Navigating a down round

Navigating a down round

So, you’ve got a down round…what next? Does the aftermath always have to be horrendous? And how do you keep people motivated when their share options nose-dive? Our panellists discussed how not all down rounds are created equal, how to communicate a down round to staff and investors, how to incentivise those within the company to continue to grow it, and how a down round can be turned into an opportunity.

Not all down rounds are created equal…

Sam Marsden, Investor at Kinnevik, said that there is a difference between a 10% down round, a situation where a company’s price goes down by 50%, largely a market-driven phenomenon that has been common in the past 18 months, and a business’ price being 90% -- or a “house on fire” situation, he says, where a company is facing operational issues.

“I think the down round is a big, scary umbrella term, but it's important to look under the hood and figure out what's going on: is the down round the result of a macro-economic driven issue or something that’s happening with the company -- they can often be the determinants of the down round, rather than its performance."

Sam Marsden, Investor, Kinnevik

… and taking stock after one

Peter Orlov, General Counsel at several VC funds, adds to this by noting that down rounds are not always “bad, bad news” and that it’s important to look at them in the context of a company’s business plan -- its growth, its projects. If the company is meeting its plan and the macro environment has pushed valuations down, investors will be a lot more comfortable than if the plan is “unravelling”. He says that, regardless of the situation, a down round can be a good time for a company’s founders and its investors to stop and think about the overall picture that the business finds itself in.

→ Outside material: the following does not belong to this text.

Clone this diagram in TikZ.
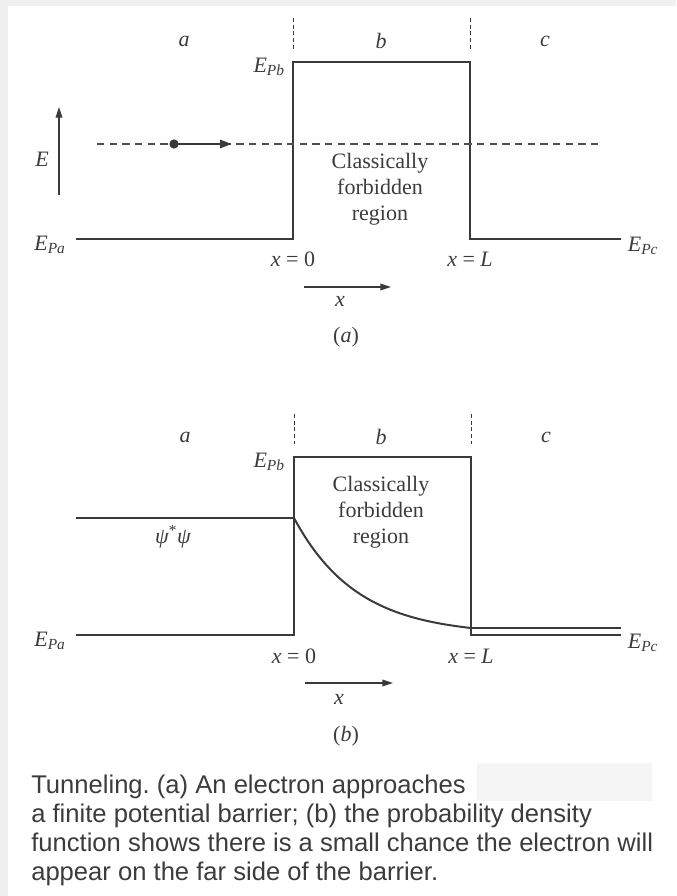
\documentclass[tikz,border=0pt]{standalone}
\usepackage{fontspec}
\setmainfont{Liberation Serif}
\newfontfamily\capfont{Liberation Sans}
\usetikzlibrary{arrows.meta}
\definecolor{ink}{HTML}{3A3A3A}
\definecolor{txt}{HTML}{3C3C3C}
\definecolor{edge}{HTML}{F0F0F0}
\definecolor{boxg}{HTML}{F5F5F5}
\frenchspacing
\begin{document}
\begin{tikzpicture}[x=0.75pt,y=-0.75pt,
  pot/.style={draw=ink, line width=1.5pt},
  sepline/.style={draw=ink, line width=0.7pt, dash pattern=on 3pt off 2pt},
  lbl/.style={text=txt, font=\fontsize{16.5}{19.5}\selectfont, inner sep=0pt},
  multi/.style={lbl, align=center},
  arr/.style={draw=ink, line width=1pt, -{Triangle[length=8pt,width=5pt]}},
  caption/.style={text=txt, font=\capfont\fontsize{19.2}{21}\selectfont, inner sep=0pt, anchor=base west}]
\useasboundingbox (0,0) rectangle (676,896);
\fill[edge] (0,0) rectangle (676,896);
\fill[white] (8,6) rectangle (676,896);

% ---------- panel (a) ----------
\coordinate (aL) at (76,239);
\coordinate (a0b) at (293,239);
\coordinate (a0t) at (293,62);
\coordinate (aLt) at (470,62);
\coordinate (aLb) at (470,239);
\coordinate (aR) at (621,239);
\draw[pot] (aL) -- (a0b) -- (a0t) -- (aLt) -- (aLb) -- (aR);

\coordinate (s1t) at (293,18); \coordinate (s1b) at (293,49);
\coordinate (s2t) at (470,18); \coordinate (s2b) at (470,49);
\draw[sepline] (s1t) -- (s1b);
\draw[sepline] (s2t) -- (s2b);

\node[lbl] (la) at (184,41) {\itshape a};
\node[lbl] (lb) at (381,41) {\itshape b};
\node[lbl] (lc) at (545,41) {\itshape c};

\node[lbl, anchor=east] (EPb) at (285,67) {\itshape E\textsubscript{Pb}};
\node[lbl] (EPa) at (50,245) {\itshape E\textsubscript{Pa}};
\node[lbl] (EPc) at (643,246) {\itshape E\textsubscript{Pc}};

\coordinate (eL) at (97,144);
\coordinate (eR) at (601,144);
\draw[draw=ink!90, line width=1.5pt, dash pattern=on 5.5pt off 4pt] (eL) -- (eR);
\node[circle, fill=ink, inner sep=0pt, minimum size=7pt] (dot) at (174,144) {};
\coordinate (dotend) at (232,144);
\draw[draw=ink, line width=2pt, -{Triangle[length=9pt,width=6pt]}] (dot) -- (dotend);

\coordinate (Eb) at (59,195);
\coordinate (Et) at (59,107);
\draw[arr] (Eb) -- (Et);
\node[lbl] (E) at (42,159) {\itshape E};

\node[multi] (cfa) at (380,189) {Classically\\forbidden\\region};

\node[lbl] (x0a) at (293,259) {\itshape x\/\normalfont\ = 0};
\node[lbl] (xLa) at (470,259) {\itshape x\/\normalfont\ = \itshape L};

\coordinate (xaL) at (304,287);
\coordinate (xaR) at (391,287);
\draw[arr] (xaL) -- (xaR);
\node[lbl] (xa) at (340,301) {\itshape x};
\node[lbl] (capa) at (346,337) {(\textit{a})};

% ---------- panel (b) ----------
\coordinate (bL) at (76,635);
\coordinate (b0b) at (294,635);
\coordinate (b0t) at (294,457);
\coordinate (bLt) at (471,457);
\coordinate (bLb) at (471,635);
\coordinate (bR) at (621,635);
\draw[pot] (bL) -- (b0b) -- (b0t) -- (bLt) -- (bLb) -- (bR);

\coordinate (t1t) at (294,414); \coordinate (t1b) at (294,444);
\coordinate (t2t) at (471,414); \coordinate (t2b) at (471,444);
\draw[sepline] (t1t) -- (t1b);
\draw[sepline] (t2t) -- (t2b);

\node[lbl] (lba) at (185,437) {\itshape a};
\node[lbl] (lbb) at (381,437) {\itshape b};
\node[lbl] (lbc) at (546,437) {\itshape c};

\node[lbl, anchor=east] (EPbb) at (285,462) {\itshape E\textsubscript{Pb}};
\node[lbl] (EPab) at (50,641) {\itshape E\textsubscript{Pa}};
\node[lbl] (EPcb) at (643,643) {\itshape E\textsubscript{Pc}};

\coordinate (pL) at (76,518);
\coordinate (p0) at (294,518);
\draw[pot] (pL) -- (p0);
\draw[pot] plot[domain=0:177, samples=60, smooth] ({294+\x},{635-117*exp(-0.0159*\x)});
\coordinate (pc) at (471,628);
\coordinate (pR) at (621,628);
\draw[pot] (pc) -- (pR);
\node[lbl] (psi) at (173,537) {\itshape ψ\textsuperscript{\normalfont *}ψ};

\node[multi] (cfb) at (381,512) {Classically\\forbidden\\region};

\node[lbl] (x0b) at (294,656) {\itshape x\/\normalfont\ = 0};
\node[lbl] (xLb) at (471,656) {\itshape x\/\normalfont\ = \itshape L};

\coordinate (xbL) at (305,683);
\coordinate (xbR) at (393,683);
\draw[arr] (xbL) -- (xbR);
\node[lbl] (xb) at (339,699) {\itshape x};
\node[lbl] (capb) at (346,736) {(\textit{b})};

% ---------- caption ----------
\fill[boxg] (477,763) rectangle (652,801);
\node[caption] (c1) at (31,793) {Tunneling. (a) An electron approaches};
\node[caption] (c2) at (31,822) {a finite potential barrier; (b) the probability density};
\node[caption] (c3) at (31,851) {function shows there is a small chance the electron will};
\node[caption] (c4) at (31,880) {appear on the far side of the barrier.};
\end{tikzpicture}
\end{document}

He adds that down rounds should not imply that a company’s trajectory will continue to be where it currently is and that some companies manage to trace a positive trajectory following a slump - noting examples such as Amazon in the early 2000s and Klarna following the Covid pandemic.

Andrew Secker, Partner at Mills & Reeve, agreed, saying that down rounds are a good moment to look at a company’s key strengths in terms of the people that work within it, who it needs to incentivize, and how it is going to do that to bring the company back on its feet. “If you’ve overemphasised the value of shares and share options that may be more difficult. But I think it's a really pivotal moment to be looking at your talent and your product line a bit more generally”.

Managing the communications, and incentivising staff following a down-round

Depending on what has caused a down round, this might be easier to communicate to employees, investors and senior managers. Sam says that it’s important for a company to “own the narrative”, especially because the high-growth space is a small market and investors tend to talk. He gave the example of the CEO of a US fintech, which repositioned the company’s down round as a positive, celebrating the fact that it managed to raise a couple of million dollars in a difficult market environment. Similarly, Peter advised that companies be openly communicative “as early as commercially practical”, since this can make the conversations easier.

When it comes to talking to staff, Andrew says that it is likely that some of them may have already known what was coming. They could work at a much larger company for a higher salary, but many people join some high-growth businesses because it aligns with either their passion or their values, and that has a really important part to play. Andrew adds that a down round can also be a good opportunity to restructure how staff are compensated and incentivised. “It starts with the company asking: what do we need to deliver to get our valuation back on track. But if it just goes back and redesigns its existing options, it misses the point of the down round”.

One piece of advice for an in-house counsel currently going through a down round?

Sharing his employment law expertise, Andrew advises in-housers to grab hold of the contracts of the “very, very key talent” and check that their contracts have all the right provisions to keep them within the business for as long as possible, followed by a sit down with founders and managers to work out what are the key areas of the business that must be upheld.

Peter notes that it is also equally important to re-evaluate a company’s cap table and structure, to plan strategically and prevent another down round in the future, while Sam focused on the point of communicating very clearly what has happened and what has caused the down round to employees, since the event can be an opportunity.